As the work unfolds other forms evolve.
For the small gestures I used porcelain, know as the ‘white gold’.
For centuries, emperors, alchemists and philosophers obsessed over the translucent and luminous qualities of porcelain.
Wars have been fought and lives lost in the pursuit of this delicate and resilient material.
The raw clay forms are wrapped in organic matter
and using a fairly primitive firing process they are fanned by flame, slipping back and forth through shrouds of smoke,
emerging shocked and bruised, barely surviving.
Chance and lack of control through the total firing is an integral part in my process, keeping the work exciting and helping me avoid known destinations.
I see art as a fluid process, continually unfolding and open- ended.
Growing up on a farm in N. Ireland, I acquired a love for, and a great connection to
the land and all sentient beings.
I was the child who carried the ladybug back to her home.
Now living in the beautiful Comox Valley I still carry that sense of wonder and
respect for the ancient wisdoms in our lands and all living forms.
I am drawn into the mystery, bearing witness and sharing through my art process.

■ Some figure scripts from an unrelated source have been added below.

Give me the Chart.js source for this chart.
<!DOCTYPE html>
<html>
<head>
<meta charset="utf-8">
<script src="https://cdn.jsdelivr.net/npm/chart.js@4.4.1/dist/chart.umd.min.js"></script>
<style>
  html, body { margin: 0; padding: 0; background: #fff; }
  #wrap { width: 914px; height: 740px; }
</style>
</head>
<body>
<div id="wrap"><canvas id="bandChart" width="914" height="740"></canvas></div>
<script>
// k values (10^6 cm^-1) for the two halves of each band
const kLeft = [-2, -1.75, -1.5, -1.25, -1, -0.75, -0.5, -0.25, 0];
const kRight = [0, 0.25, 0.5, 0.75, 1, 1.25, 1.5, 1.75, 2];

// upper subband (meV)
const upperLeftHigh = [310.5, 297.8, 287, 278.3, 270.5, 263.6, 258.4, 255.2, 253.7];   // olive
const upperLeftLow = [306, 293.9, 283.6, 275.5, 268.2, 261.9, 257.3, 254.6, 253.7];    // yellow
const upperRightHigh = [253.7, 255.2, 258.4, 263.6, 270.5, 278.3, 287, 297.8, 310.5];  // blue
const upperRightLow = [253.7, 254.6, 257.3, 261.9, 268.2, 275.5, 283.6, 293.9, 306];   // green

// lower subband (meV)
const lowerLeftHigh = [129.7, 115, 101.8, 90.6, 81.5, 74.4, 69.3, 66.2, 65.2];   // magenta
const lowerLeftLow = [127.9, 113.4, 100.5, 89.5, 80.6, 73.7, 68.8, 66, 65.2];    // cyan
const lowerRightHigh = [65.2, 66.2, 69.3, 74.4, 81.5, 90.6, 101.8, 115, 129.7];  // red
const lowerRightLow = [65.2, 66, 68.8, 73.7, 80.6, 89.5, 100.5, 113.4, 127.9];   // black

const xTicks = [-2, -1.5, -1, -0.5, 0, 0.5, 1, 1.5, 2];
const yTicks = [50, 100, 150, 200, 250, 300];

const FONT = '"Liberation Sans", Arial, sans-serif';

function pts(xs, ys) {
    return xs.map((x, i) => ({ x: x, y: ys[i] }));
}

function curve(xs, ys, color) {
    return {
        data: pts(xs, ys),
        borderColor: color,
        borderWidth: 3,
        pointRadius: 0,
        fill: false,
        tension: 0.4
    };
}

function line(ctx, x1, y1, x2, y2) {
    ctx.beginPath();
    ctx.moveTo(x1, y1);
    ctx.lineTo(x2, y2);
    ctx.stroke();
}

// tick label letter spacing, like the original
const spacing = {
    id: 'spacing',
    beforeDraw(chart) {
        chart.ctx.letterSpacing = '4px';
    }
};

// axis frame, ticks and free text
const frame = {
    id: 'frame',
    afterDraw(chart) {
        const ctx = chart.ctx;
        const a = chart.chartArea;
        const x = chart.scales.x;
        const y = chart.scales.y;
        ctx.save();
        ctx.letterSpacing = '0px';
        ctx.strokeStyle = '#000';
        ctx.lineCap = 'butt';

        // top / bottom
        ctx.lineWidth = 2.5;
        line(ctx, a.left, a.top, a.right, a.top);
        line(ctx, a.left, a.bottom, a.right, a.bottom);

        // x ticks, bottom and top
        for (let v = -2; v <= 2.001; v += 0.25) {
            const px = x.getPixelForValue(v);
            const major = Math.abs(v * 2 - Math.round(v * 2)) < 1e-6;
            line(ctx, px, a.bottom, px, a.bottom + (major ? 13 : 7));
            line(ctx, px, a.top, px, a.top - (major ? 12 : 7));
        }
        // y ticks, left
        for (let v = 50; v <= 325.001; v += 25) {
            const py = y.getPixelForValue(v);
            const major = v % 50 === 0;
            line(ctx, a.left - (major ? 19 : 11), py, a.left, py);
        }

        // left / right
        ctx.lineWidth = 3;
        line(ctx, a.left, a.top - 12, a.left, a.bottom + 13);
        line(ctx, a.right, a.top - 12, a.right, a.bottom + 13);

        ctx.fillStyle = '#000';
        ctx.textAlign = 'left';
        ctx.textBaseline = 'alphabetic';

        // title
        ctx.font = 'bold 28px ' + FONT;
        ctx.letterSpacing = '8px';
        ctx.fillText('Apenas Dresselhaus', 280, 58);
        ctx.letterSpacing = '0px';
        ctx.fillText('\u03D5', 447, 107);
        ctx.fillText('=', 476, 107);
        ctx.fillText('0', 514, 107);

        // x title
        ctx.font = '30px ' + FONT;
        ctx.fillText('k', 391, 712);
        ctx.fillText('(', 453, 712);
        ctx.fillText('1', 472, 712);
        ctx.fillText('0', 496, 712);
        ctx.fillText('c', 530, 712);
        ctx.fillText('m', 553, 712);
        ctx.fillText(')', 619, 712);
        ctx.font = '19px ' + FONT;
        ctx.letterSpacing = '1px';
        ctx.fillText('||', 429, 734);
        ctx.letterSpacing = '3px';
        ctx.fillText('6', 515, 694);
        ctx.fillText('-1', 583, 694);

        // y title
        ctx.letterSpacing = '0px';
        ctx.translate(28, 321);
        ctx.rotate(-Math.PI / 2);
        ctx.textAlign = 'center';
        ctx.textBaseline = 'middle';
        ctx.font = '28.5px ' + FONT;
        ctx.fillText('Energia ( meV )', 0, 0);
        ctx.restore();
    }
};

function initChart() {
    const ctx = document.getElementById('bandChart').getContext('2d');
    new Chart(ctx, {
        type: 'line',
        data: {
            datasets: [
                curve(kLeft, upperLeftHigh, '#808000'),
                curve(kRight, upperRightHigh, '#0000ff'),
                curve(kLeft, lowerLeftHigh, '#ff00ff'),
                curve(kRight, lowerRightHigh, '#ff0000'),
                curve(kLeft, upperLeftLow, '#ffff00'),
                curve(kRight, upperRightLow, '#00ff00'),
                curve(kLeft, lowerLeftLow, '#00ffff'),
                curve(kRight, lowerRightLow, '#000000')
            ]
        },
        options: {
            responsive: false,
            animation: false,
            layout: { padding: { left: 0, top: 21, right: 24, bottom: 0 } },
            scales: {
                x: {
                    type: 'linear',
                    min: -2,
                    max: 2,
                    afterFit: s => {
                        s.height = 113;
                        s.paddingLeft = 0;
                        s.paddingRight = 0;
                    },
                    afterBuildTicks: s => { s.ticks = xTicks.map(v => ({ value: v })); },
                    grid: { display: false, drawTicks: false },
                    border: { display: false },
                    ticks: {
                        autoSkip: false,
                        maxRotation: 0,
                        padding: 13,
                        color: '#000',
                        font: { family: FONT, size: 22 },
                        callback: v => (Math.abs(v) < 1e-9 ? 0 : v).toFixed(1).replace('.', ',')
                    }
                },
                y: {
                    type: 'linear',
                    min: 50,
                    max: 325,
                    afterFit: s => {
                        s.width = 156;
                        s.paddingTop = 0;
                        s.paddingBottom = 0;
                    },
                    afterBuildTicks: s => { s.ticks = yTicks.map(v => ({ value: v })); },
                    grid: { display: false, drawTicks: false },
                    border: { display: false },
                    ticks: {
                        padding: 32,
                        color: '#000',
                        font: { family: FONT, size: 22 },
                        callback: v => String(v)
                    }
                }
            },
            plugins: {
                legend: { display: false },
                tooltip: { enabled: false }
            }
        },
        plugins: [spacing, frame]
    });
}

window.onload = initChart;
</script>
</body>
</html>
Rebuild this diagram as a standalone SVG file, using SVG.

I work in multiple mediums, photography, paint, ceramics, video and sound, choosing to work with those that best convey the concept, and open a conversation. I work from a place of “feeling into”. Most of my work starts in the pit of my stomach, respecting that intuitive sense, that there is something that feels uncomfortable.
Giving chance and the lack of control the upper hand, my objective is always to be
surprised and arrive at a place I did not know.
D Gillian Turner
Water that is safe to drink. Water to bathe in without risk of infection. Shelter providing protection and warmth. For much of my life, I have been fortunate to have had easy access to all of these. For many, these necessities are unaffordable luxuries. In February 2019, the CBC televised a short documentary on the peoples of Garden Hill, Manitoba, drawing attention to the 180 families residing there without potable water or electricity. My own community of Fanny Bay, Vancouver Island, has been on a boil water advisory since last December. With consideration of increased awareness towards the effects of climate change, population growth, and future worldwide potable water shortages, I am making small scale ceramic water cisterns and houses. It is my intention to build 180 of each, for installation during the Comox Valley Art Gallery group exhibition, Container/Contained. It is my wish that eventually all Canadian peoples, and all fellow earth dwellers, will have clean, safe water sources and humane safe shelter within which to live. By creating these objects, the intentions and hopes from within my heart and mind materialize and have presence within the tangible realm. Potential for good within myself connects to the potential and abilities of the materials, encouraging internal reflection and potential dialogue for an observer. My small ceramic forms are made of clay and are fired using atmospheric firing methods, with the intention that the naturally occurring decoration will provide a strong connection of the man-made vessels to the natural world. I am grateful.
In an often tumultuous world, the medium of clay is my constant.
In a banal world, it is fresh, responsive and exciting.
I was first introduced to ceramics in the winter of 2009, through a weekly ceramics class at North Island College, Courtenay BC. Making pots for the last decade has taught me as much about myself as the material. For those of us fortunate enough to be in the loop, this is what clay does. Immediacy and responsiveness, much like human relationships, only this partner never gives up. It waits for you, until you’re ready, ready to do amazing things together. I’m still not ready, but after several workshops at Metchosin Summer School for the Arts, the Archie Bray Clay Centre in Montana, combined with the patience and wisdom of the ceramics instructors at NIC, I am learning. I have been mentored by some authentic and highly gifted people. Thank you Alan, Gordon, Angela. Hold Being Held is my first group exhibition, and I am grateful for the residency opportunity and the inexhaustible support of the staff at the Comox Valley Art Gallery. Thank you for being here and supporting the arts community.